Russian-NATO Cooperation in Ulyanovsk.

21 Mar 2012

“Russia has suggested to NATO it could use its own airport near Ulyanovsk if Manas transit shipment centre is closed, Voice of America reported.
‘The Russian government plans to use the airport near Ulyanovsk as a transit point for NATO coalition troops in Afghanistan’, the statement said. ‘Moscow allowed NATO to supply coalition forces in Afghanistan through Russia by railway for three years. One of Russia’s airports in Ulyanovsk may be also be used to deliver military cargo’.
According to the plan, military aircraft will fly out of Kabul, then over Central Asia to land 3000 kilometres away in Ulyanovsk.
Russian Foreign Minister Sergei Lavrov told the Russian Duma members that the use of the airport by the NATO military is in Russia’s interest, as this will facilitate the orderly withdrawal of NATO troops from Afghanistan by December 2014 as was planned.
The agency stressed that the Russian leadership’s decision was announced the day after the Kyrgyz authorities told U.S. Secretary of Defence Leon Panetta that they did not intend to prolong the lease term of the U.S. Air Force base Manas which expires in July 2014.

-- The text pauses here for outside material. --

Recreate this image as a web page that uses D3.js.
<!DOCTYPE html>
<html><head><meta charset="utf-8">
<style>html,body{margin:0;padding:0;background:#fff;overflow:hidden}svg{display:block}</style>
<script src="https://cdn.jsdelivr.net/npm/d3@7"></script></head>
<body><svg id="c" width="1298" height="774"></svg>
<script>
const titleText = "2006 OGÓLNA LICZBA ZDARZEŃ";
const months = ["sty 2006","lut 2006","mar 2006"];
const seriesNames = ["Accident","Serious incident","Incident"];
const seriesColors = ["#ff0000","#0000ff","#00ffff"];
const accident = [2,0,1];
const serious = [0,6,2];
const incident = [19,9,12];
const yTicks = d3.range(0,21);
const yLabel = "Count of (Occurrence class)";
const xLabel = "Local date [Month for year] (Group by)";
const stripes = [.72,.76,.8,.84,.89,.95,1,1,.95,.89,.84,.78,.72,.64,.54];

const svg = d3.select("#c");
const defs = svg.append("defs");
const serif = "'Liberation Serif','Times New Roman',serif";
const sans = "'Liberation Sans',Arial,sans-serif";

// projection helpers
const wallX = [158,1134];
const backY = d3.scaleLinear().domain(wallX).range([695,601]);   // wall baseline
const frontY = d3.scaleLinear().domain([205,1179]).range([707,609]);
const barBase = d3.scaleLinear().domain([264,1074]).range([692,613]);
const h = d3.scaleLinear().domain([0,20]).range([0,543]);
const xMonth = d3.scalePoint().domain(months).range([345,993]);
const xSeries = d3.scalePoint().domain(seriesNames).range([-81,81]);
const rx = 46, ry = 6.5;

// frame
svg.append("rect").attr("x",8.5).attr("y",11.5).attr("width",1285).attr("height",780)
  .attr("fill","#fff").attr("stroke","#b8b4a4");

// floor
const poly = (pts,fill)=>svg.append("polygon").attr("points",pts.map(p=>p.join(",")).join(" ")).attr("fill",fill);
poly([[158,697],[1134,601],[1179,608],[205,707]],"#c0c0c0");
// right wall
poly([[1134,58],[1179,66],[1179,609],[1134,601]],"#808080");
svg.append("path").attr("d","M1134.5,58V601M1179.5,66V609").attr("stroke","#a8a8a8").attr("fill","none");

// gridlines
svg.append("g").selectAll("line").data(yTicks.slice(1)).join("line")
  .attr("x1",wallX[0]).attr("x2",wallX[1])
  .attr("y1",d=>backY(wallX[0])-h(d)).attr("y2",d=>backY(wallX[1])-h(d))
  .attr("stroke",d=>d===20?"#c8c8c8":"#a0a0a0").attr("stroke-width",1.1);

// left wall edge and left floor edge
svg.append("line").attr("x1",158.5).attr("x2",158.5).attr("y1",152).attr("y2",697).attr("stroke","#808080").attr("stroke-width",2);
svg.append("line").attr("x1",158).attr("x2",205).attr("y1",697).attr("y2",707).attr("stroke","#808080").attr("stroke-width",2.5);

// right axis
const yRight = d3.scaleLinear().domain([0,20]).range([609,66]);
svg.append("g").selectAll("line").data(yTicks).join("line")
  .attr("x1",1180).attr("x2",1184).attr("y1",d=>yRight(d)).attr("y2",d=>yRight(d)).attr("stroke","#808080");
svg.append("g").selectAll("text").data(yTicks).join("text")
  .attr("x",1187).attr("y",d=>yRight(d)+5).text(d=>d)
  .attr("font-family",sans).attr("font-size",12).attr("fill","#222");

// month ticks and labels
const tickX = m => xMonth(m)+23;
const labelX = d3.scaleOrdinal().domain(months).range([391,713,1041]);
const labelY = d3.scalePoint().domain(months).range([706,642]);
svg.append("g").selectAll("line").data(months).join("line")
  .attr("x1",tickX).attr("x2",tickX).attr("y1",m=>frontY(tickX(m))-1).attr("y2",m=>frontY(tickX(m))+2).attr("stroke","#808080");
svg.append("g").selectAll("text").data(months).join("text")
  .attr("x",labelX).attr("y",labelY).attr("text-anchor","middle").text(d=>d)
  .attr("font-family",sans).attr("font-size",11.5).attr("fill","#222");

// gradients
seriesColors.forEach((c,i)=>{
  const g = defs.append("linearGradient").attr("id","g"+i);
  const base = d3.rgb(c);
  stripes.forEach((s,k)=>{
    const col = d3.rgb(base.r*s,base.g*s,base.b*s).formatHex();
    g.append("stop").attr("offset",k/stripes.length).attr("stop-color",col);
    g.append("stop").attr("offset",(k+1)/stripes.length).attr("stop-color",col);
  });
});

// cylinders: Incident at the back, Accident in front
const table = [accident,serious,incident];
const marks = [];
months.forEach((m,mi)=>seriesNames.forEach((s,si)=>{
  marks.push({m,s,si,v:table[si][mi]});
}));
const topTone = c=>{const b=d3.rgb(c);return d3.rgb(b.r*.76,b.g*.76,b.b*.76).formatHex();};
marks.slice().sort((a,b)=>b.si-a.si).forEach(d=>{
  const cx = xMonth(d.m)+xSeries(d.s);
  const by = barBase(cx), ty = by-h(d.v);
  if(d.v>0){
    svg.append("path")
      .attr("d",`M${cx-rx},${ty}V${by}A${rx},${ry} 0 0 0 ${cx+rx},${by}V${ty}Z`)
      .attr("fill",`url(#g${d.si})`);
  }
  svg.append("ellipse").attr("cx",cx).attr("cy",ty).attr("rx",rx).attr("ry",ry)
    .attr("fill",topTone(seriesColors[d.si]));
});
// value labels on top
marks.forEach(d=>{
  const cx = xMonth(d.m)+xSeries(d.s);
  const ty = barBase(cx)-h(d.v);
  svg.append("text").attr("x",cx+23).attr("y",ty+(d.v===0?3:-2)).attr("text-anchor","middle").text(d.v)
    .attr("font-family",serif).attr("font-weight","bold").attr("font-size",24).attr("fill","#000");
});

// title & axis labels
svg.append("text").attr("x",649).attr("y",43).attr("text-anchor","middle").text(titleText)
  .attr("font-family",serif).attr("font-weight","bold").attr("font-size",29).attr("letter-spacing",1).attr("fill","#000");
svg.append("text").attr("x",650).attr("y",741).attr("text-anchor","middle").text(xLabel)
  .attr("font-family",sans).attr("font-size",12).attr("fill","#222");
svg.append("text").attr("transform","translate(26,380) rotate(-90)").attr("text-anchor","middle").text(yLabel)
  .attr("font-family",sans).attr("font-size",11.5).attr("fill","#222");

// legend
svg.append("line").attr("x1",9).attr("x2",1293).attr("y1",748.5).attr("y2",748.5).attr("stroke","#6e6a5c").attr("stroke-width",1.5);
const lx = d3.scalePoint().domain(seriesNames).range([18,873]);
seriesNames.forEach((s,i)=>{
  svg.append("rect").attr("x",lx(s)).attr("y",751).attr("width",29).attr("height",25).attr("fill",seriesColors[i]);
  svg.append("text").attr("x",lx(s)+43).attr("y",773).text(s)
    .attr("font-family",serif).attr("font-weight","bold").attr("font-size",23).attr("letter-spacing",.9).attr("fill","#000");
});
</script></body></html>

Expert on security issues in Central Asia Joshua Kucera, working in Washington, thinks that this statement of the Kyrgyz leadership can simply mean that it is time to begin lease negotiations with the new president Almazbek Atambayev, Voice of America said.

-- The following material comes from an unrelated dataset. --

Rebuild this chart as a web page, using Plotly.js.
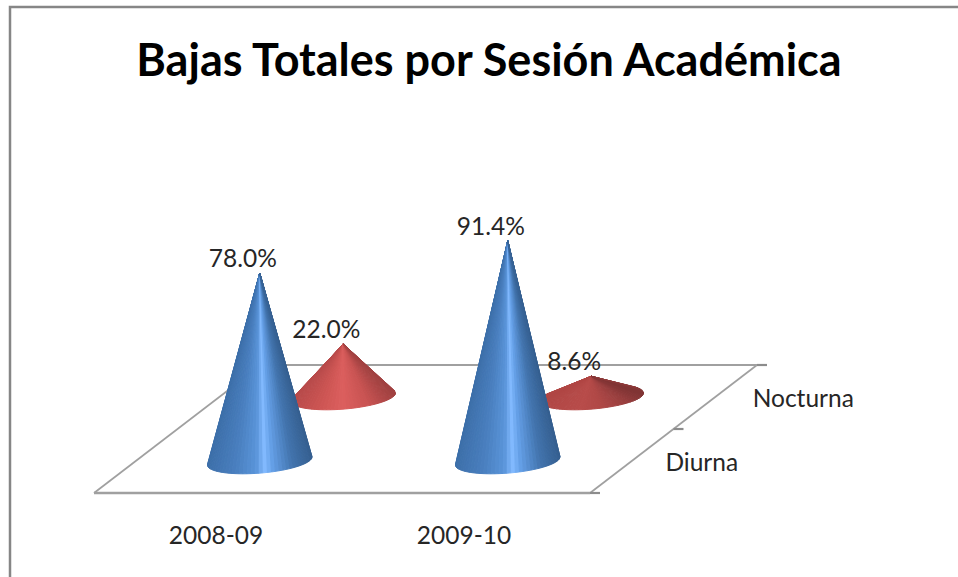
<!DOCTYPE html>
<html><head><meta charset="utf-8">
<script src="https://cdn.plot.ly/plotly-3.0.1.min.js"></script>
<style>html,body{margin:0;padding:0;background:#fff}#c{width:958px;height:577px}</style>
</head><body><div id="c"></div>
<script>
const chartTitle = 'Bajas Totales por Sesión Académica';
const categories = ['2008-09', '2009-10'];
const seriesNames = ['Diurna', 'Nocturna'];
const diurna = [78.0, 91.4];
const nocturna = [22.0, 8.6];

// Oblique projection of the 3-D box: category, series depth, value -> plot units
const origin = [94, 493], catStep = 248, depthStep = [83.5, -64], valueScale = 2.41, coneRadius = 0.2;
const project = (c, d, v) => [origin[0] + c * catStep + d * depthStep[0], origin[1] + d * depthStep[1] - v * valueScale];

const bluePal = [[0,'#3d6fa9'],[.28,'#4a80c0'],[.47,'#5a95da'],[.55,'#82baff'],[.63,'#649fe6'],[.82,'#4274ae'],[1,'#355f90']];
const redPal1 = [[0,'#b84a4a'],[.3,'#cf5654'],[.5,'#dc5f5e'],[.75,'#c95352'],[1,'#a04040']];
const redPal2 = [[0,'#b04644'],[.4,'#b84c4a'],[.6,'#b04846'],[.85,'#983e3e'],[1,'#803434']];

function hex(c){return [1,3,5].map(i=>parseInt(c.substr(i,2),16));}
function shade(pal,u){
  u=Math.max(0,Math.min(1,u));
  for(let i=1;i<pal.length;i++){
    if(u<=pal[i][0]){
      const a=pal[i-1],b=pal[i],f=(b[0]-a[0])?(u-a[0])/(b[0]-a[0]):0;
      const A=hex(a[1]),B=hex(b[1]);
      return 'rgb('+A.map((x,k)=>Math.round(x+(B[k]-x)*f)).join(',')+')';
    }
  }
  return pal[pal.length-1][1];
}

function cone(c,d,v,pal){
  const apex=project(c,d,v), N=80, pts=[], out=[];
  for(let i=0;i<=N;i++){
    const t=2*Math.PI*i/N, cc=c+coneRadius*Math.cos(t), dd=d+coneRadius*Math.sin(t);
    pts.push(project(cc,dd,0));
  }
  const xs=pts.map(p=>p[0]), minX=Math.min(...xs), maxX=Math.max(...xs);
  for(let i=0;i<N;i++){
    const p=pts[i],q=pts[i+1];
    const cross=(p[0]-apex[0])*(q[1]-apex[1])-(p[1]-apex[1])*(q[0]-apex[0]);
    if(cross>=0) continue; // back-facing
    const col=shade(pal,((p[0]+q[0])/2-minX)/(maxX-minX));
    out.push({type:'scatter',mode:'lines',x:[apex[0],p[0],q[0],apex[0]],y:[apex[1],p[1],q[1],apex[1]],
      fill:'toself',fillcolor:col,line:{color:col,width:1},hoverinfo:'skip',showlegend:false});
  }
  return out;
}

function line(a,b,color,width){
  return {type:'scatter',mode:'lines',x:[a[0],b[0]],y:[a[1],b[1]],line:{color:color,width:width},hoverinfo:'skip',showlegend:false};
}
const floorCol='#a0a0a0', tickCol='#8c8c8c';
const traces=[
  line(project(0,0,0),project(2,0,0),floorCol,2.4),
  line(project(0,2,0),project(2,2,0),floorCol,2.2),
  line(project(0,0,0),project(0,2,0),floorCol,1.7),
  line(project(2,0,0),project(2,2,0),floorCol,1.7)
];
[0,1,2].forEach(d=>{const p=project(2,d,0);traces.push(line(p,[p[0]+10,p[1]],tickCol,2.2));});

nocturna.forEach((v,i)=>traces.push(...cone(i+.5,1.5,v,i===0?redPal1:redPal2)));
diurna.forEach((v,i)=>traces.push(...cone(i+.5,.5,v,bluePal)));

const font=(s)=>({family:'Lato, "Open Sans", sans-serif',size:s,color:'#262626'});
const labelDx=-17,labelDy=-12;
const lab=[];
[[diurna,.5],[nocturna,1.5]].forEach(([vals,d])=>vals.forEach((v,i)=>{
  const a=project(i+.5,d,v);
  lab.push({x:a[0]+labelDx,y:a[1]+labelDy,t:v.toFixed(1)+'%'});
}));
traces.push({type:'scatter',mode:'text',x:lab.map(l=>l.x),y:lab.map(l=>l.y),text:lab.map(l=>l.t),
  textposition:'middle center',textfont:font(24.5),hoverinfo:'skip',showlegend:false});

const catPos=categories.map((_,i)=>project(i+.5,0,0));
traces.push({type:'scatter',mode:'text',x:catPos.map(p=>p[0]-2),y:catPos.map(p=>p[1]+45),text:categories,
  textposition:'middle center',textfont:font(24.5),hoverinfo:'skip',showlegend:false});
const serOff=[70,88];
const serPos=seriesNames.map((_,i)=>project(2,i+.5,0));
traces.push({type:'scatter',mode:'text',x:serPos.map((p,i)=>p[0]+serOff[i]),y:serPos.map(p=>p[1]+4),text:seriesNames,
  textposition:'middle center',textfont:font(24.5),hoverinfo:'skip',showlegend:false});

const layout={
  width:958,height:577,margin:{l:0,r:0,t:0,b:0},paper_bgcolor:'#fff',plot_bgcolor:'#fff',showlegend:false,
  xaxis:{visible:false,range:[0,958],fixedrange:true},
  yaxis:{visible:false,range:[577,0],fixedrange:true},
  title:{text:'<b>'+chartTitle+'</b>',font:{family:'Lato, "Open Sans", sans-serif',size:45,color:'#000'},x:489/958,xanchor:'center',y:1-60/577,yanchor:'middle'},
  shapes:[{type:'path',path:'M 10 577 L 10 7 L 958 7',line:{color:'#868686',width:2.5},xref:'x',yref:'y'}]
};
Plotly.newPlot('c',traces,layout,{displayModeBar:false,staticPlot:true});
</script></body></html>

Kucera said that Ulyanovsk will be a fall-back option if Manas is closed and on the other hand, Manas is a fall back option in case of overlapping the channels passing through the territory of Pakistan.”

From TREND News Agency

“NATO, Russia and the Central Asian’s countries have a number of common interests in the region, James Appathurai, NATO Secretary General’s Special Representative for the Caucasus and Central Asia told in an interview with
Appathurai said he would like to reject the opinion that the West and Russia are competing for influence in the Central Asia.

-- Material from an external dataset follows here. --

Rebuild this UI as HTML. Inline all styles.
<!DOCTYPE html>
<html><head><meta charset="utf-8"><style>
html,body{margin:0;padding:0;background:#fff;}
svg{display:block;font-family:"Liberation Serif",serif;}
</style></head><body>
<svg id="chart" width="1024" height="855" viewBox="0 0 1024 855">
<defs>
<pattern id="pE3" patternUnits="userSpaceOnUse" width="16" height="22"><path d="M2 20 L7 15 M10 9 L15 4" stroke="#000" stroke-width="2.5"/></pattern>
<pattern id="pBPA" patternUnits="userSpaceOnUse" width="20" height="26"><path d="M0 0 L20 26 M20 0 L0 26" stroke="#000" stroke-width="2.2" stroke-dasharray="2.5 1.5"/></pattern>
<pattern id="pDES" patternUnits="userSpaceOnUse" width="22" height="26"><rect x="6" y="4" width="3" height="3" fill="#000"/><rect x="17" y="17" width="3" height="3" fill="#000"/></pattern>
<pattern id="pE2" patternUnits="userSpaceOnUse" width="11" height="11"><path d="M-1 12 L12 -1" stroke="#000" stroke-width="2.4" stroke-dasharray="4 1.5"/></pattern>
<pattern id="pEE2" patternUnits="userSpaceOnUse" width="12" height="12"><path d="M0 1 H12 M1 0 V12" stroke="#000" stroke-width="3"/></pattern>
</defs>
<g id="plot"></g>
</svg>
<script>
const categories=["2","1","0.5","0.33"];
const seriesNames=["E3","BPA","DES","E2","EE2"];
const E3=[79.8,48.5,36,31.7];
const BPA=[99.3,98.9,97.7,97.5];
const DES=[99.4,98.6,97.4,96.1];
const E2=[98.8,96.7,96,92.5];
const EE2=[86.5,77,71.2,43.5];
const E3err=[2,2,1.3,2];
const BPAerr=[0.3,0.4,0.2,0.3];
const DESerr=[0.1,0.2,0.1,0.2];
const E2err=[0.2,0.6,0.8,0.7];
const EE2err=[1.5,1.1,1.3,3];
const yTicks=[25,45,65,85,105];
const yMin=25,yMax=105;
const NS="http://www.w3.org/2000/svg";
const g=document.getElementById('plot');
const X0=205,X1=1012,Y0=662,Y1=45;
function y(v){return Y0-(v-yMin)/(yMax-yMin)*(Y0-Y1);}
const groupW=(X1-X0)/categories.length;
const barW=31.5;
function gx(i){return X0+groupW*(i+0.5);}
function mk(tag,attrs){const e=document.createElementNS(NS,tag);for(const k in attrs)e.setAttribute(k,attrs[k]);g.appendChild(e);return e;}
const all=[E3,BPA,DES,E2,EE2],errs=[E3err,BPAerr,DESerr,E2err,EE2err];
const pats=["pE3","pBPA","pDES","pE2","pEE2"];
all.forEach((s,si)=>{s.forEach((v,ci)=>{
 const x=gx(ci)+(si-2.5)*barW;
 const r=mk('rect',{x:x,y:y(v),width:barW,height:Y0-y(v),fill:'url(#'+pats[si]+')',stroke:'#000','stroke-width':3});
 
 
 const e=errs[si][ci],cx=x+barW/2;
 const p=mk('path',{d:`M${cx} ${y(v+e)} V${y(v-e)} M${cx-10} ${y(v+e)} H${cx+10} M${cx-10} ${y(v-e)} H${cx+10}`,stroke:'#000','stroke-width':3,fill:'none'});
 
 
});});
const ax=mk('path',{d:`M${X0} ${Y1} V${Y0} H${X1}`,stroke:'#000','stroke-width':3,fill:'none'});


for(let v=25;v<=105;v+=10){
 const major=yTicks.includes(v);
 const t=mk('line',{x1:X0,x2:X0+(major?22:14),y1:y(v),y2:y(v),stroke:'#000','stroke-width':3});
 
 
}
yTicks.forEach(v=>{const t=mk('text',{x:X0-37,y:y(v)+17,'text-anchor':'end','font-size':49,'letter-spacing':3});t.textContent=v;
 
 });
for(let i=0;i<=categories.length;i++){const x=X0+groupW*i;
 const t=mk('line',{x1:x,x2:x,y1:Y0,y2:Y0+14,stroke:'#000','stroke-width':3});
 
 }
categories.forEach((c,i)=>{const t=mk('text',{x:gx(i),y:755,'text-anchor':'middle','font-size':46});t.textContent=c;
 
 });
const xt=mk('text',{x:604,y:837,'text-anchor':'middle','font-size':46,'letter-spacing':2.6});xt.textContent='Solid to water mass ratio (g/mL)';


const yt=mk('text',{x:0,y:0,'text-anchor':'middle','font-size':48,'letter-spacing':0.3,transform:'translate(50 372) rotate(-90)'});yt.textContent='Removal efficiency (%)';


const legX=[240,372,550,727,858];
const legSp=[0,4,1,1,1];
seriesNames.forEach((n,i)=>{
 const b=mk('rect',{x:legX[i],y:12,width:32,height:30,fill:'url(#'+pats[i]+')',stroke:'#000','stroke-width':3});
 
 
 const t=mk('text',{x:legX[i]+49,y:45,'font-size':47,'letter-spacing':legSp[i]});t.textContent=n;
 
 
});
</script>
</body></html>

“We have common interests in Central Asia. And I mean common with the Central Asian countries and NATO, and common between all three if we include Russia as well,” he said.
First common interest is the stability in Afghanistan as vital for all that Afghanistan does not once again begin exporting terrorism, extremism, or continue exporting drugs, which of course hit all, Appathurai mentioned.
“So we have an interest in stabilizing Afghanistan, shared by all of us. And the best way to do that is to cooperate,” he added.
Appathurai added that NATO, Russia, and Central Asia for example train together their counter narcotic officials, particularly Central Asian, Afghan but also now Pakistani.
Russia plays a very important role in this joint project with NATO allies, he said, and it works very well.
The other NATO’s interest in the region is to help the Central Asian countries reach their full potential, including as transit areas for trade, as production and transit areas for energy and that is a mutual interest for everybody, Appathurai added.
“The Central Asian countries are concerned that when 2014 arrives and the Alliance has a much smaller and different presence in Afghanistan, that they will be left with a problem or a growing problem of instability, and terrorism, and extremism, and drugs,” he mentioned.
The NATO is committed for the long term to Afghanistan’s stability and committed not just rhetorically or politically, the alliance will have people on the ground doing work to help the Afghans stabilize their own country, Appathurai stressed.
“We will also work with the Central Asian countries so that they can protect themselves better, fight against and defend against these many threats. So we’re going to offer them more consultation, more exercises, more joint training to help them beef up their own capacity to handle these problems,” he added.”